#### Available data:
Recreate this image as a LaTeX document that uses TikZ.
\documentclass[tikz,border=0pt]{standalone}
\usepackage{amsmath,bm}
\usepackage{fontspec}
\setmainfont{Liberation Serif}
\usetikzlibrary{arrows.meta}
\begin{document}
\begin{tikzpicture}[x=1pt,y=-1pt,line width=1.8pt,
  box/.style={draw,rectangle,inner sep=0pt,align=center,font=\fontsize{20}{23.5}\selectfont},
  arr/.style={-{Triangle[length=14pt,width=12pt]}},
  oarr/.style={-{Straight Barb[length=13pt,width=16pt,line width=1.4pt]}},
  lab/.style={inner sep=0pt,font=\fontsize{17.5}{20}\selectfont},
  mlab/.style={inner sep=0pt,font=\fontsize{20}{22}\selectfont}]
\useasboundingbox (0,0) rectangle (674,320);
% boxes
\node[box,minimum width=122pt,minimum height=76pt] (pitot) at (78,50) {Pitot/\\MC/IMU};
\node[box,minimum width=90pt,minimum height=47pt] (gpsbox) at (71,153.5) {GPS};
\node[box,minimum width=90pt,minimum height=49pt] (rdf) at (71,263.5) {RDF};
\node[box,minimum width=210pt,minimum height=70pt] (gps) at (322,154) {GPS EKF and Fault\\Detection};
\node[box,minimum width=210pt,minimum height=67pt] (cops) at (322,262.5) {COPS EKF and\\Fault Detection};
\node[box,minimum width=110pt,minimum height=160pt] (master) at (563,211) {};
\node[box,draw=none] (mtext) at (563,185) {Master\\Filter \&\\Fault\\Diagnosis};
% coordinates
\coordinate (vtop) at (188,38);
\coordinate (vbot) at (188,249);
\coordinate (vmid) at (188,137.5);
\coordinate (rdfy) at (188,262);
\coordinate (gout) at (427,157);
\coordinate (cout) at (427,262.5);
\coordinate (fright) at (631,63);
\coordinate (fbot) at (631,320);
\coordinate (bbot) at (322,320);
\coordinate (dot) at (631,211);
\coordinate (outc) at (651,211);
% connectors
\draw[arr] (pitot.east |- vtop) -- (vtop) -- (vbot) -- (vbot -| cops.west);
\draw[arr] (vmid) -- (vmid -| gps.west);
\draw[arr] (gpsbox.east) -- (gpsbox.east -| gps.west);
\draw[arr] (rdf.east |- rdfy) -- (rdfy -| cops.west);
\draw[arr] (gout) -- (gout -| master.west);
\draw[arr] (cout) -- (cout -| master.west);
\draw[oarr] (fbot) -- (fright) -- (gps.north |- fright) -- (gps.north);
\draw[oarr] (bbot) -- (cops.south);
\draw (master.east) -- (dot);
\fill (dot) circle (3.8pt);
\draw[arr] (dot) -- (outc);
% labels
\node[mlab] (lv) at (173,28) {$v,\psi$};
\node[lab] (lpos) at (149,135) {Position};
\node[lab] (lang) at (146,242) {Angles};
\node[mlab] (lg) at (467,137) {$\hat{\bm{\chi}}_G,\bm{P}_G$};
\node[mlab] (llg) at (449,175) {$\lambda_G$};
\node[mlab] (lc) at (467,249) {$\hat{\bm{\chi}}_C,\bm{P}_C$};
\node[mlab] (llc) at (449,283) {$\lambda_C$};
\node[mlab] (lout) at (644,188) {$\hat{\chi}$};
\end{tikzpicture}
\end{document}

#### What the task requires:
Nothing in the data may differ; print all of it exactly as written.

#### Complete answer:
Recreate this image as a LaTeX document that uses TikZ.
\documentclass[tikz,border=0pt]{standalone}
\usepackage{amsmath,bm}
\usepackage{fontspec}
\setmainfont{Liberation Serif}
\usetikzlibrary{arrows.meta}
\begin{document}
\begin{tikzpicture}[x=1pt,y=-1pt,line width=1.8pt,
  box/.style={draw,rectangle,inner sep=0pt,align=center,font=\fontsize{20}{23.5}\selectfont},
  arr/.style={-{Triangle[length=14pt,width=12pt]}},
  oarr/.style={-{Straight Barb[length=13pt,width=16pt,line width=1.4pt]}},
  lab/.style={inner sep=0pt,font=\fontsize{17.5}{20}\selectfont},
  mlab/.style={inner sep=0pt,font=\fontsize{20}{22}\selectfont}]
\useasboundingbox (0,0) rectangle (674,320);
% boxes
\node[box,minimum width=122pt,minimum height=76pt] (pitot) at (78,50) {Pitot/\\MC/IMU};
\node[box,minimum width=90pt,minimum height=47pt] (gpsbox) at (71,153.5) {GPS};
\node[box,minimum width=90pt,minimum height=49pt] (rdf) at (71,263.5) {RDF};
\node[box,minimum width=210pt,minimum height=70pt] (gps) at (322,154) {GPS EKF and Fault\\Detection};
\node[box,minimum width=210pt,minimum height=67pt] (cops) at (322,262.5) {COPS EKF and\\Fault Detection};
\node[box,minimum width=110pt,minimum height=160pt] (master) at (563,211) {};
\node[box,draw=none] (mtext) at (563,185) {Master\\Filter \&\\Fault\\Diagnosis};
% coordinates
\coordinate (vtop) at (188,38);
\coordinate (vbot) at (188,249);
\coordinate (vmid) at (188,137.5);
\coordinate (rdfy) at (188,262);
\coordinate (gout) at (427,157);
\coordinate (cout) at (427,262.5);
\coordinate (fright) at (631,63);
\coordinate (fbot) at (631,320);
\coordinate (bbot) at (322,320);
\coordinate (dot) at (631,211);
\coordinate (outc) at (651,211);
% connectors
\draw[arr] (pitot.east |- vtop) -- (vtop) -- (vbot) -- (vbot -| cops.west);
\draw[arr] (vmid) -- (vmid -| gps.west);
\draw[arr] (gpsbox.east) -- (gpsbox.east -| gps.west);
\draw[arr] (rdf.east |- rdfy) -- (rdfy -| cops.west);
\draw[arr] (gout) -- (gout -| master.west);
\draw[arr] (cout) -- (cout -| master.west);
\draw[oarr] (fbot) -- (fright) -- (gps.north |- fright) -- (gps.north);
\draw[oarr] (bbot) -- (cops.south);
\draw (master.east) -- (dot);
\fill (dot) circle (3.8pt);
\draw[arr] (dot) -- (outc);
% labels
\node[mlab] (lv) at (173,28) {$v,\psi$};
\node[lab] (lpos) at (149,135) {Position};
\node[lab] (lang) at (146,242) {Angles};
\node[mlab] (lg) at (467,137) {$\hat{\bm{\chi}}_G,\bm{P}_G$};
\node[mlab] (llg) at (449,175) {$\lambda_G$};
\node[mlab] (lc) at (467,249) {$\hat{\bm{\chi}}_C,\bm{P}_C$};
\node[mlab] (llc) at (449,283) {$\lambda_C$};
\node[mlab] (lout) at (644,188) {$\hat{\chi}$};
\end{tikzpicture}
\end{document}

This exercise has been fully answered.